At the end of 1959 Tony intended to retire, and was already setting in train the purchase of a garage business. “Then I was swayed by the prospect of a rear-engined Vanwall, based on a restructured Lotus 18. I felt Colin Chapman knew how to design cars but didn’t know how to build them, but with Vandervell engineering and a reliable 270bhp in a light, well-handling chassis this might be a race-winning car, run just for me by a team in which I had total faith.
“By doing Formula 1 in the 1950s, I had the best time of it”
“It was fine in theory, but Tony Vandervell never got over the death of Stuart, and also he wasn’t very well. He’d lost his motivation, and by the time I realised the car wasn’t going to get done, all the good drives had gone. I regret to this day that I didn’t just retire then, but having made the mental decision I took what was left, which was the Yeoman Credit team of year-old Coopers. They were light years behind the 1960 car, and unreliable: I lost count of how many gearbox failures I had.

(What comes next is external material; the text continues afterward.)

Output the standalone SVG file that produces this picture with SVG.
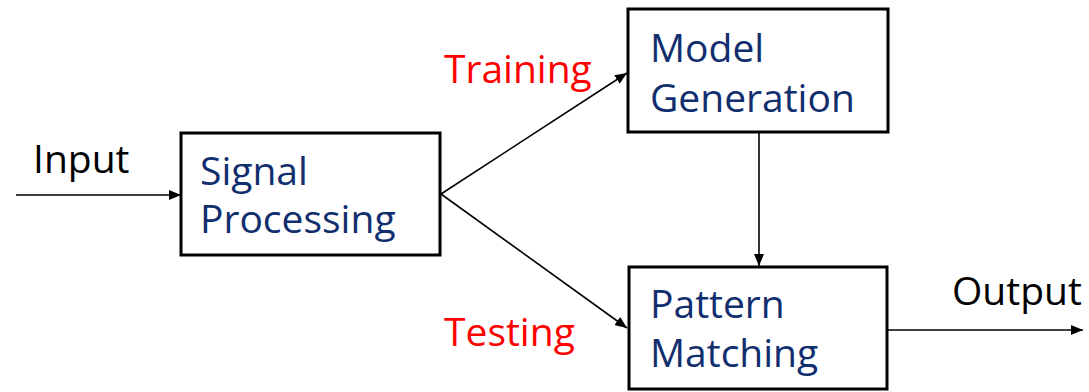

“To have that as my last season would have been very disappointing, so when BRM came up with an offer for 1961, even though Formula 1 had been reduced to 1500cc, I took it. The new BRM looked right, it had a V8 engine, and when I saw it my sixth sense said, This is going to be a winner. It was, but unfortunately not until 1962, and it spent the 1961 season using the four-cylinder Climax engine. Graham Hill had already been at BRM for a year when I arrived, and he had the sort of influence over the team that Schumacher had at Ferrari.” It was a generally miserable season for Tony — the unhappy politics are set out in graphic detail in Poetry in Motion — and the team’s best result all year was his third place in the US GP, coupled with fastest lap in the British. That podium at Watkins Glen marked Tony’s final race, and after that he devoted himself to his family, and to his garage.
“I had no experience of running a business, but by the time I sold it in 1993 it was a Ford main dealership employing over 100 people. I never made mention of my irresponsible youth to my children, at home I didn’t display any of the cups I’d won, so fortunately none of them showed any sign of wanting to go racing. If they had I wouldn’t have tried to stop them, just helped them to avoid the obvious mistakes.
“Goodwood put on a tribute for me at the Revival in 2008, which was very nice of them, and it was good to see most of the cars I’d ever raced lined up, from the Healey Silverstone onwards. I’ve never been in the least tempted to try historic racing: when I see the cars turn out, often in better condition than when we raced them, with better tyres and very high mechanical standards, I say good luck to them.
“As for Formula 1 today, it’s a sporting spectacular, but it’s no longer a sport. When you’ve got an awful lot of money flowing in and out, the sporting principles tend to get pushed aside. You’ll not be surprised when I tell you that I think, by doing Formula 1 in the 1950s, I had the best time of it. And I’m fortunate enough to have survived, and to be here to tell you my tale.”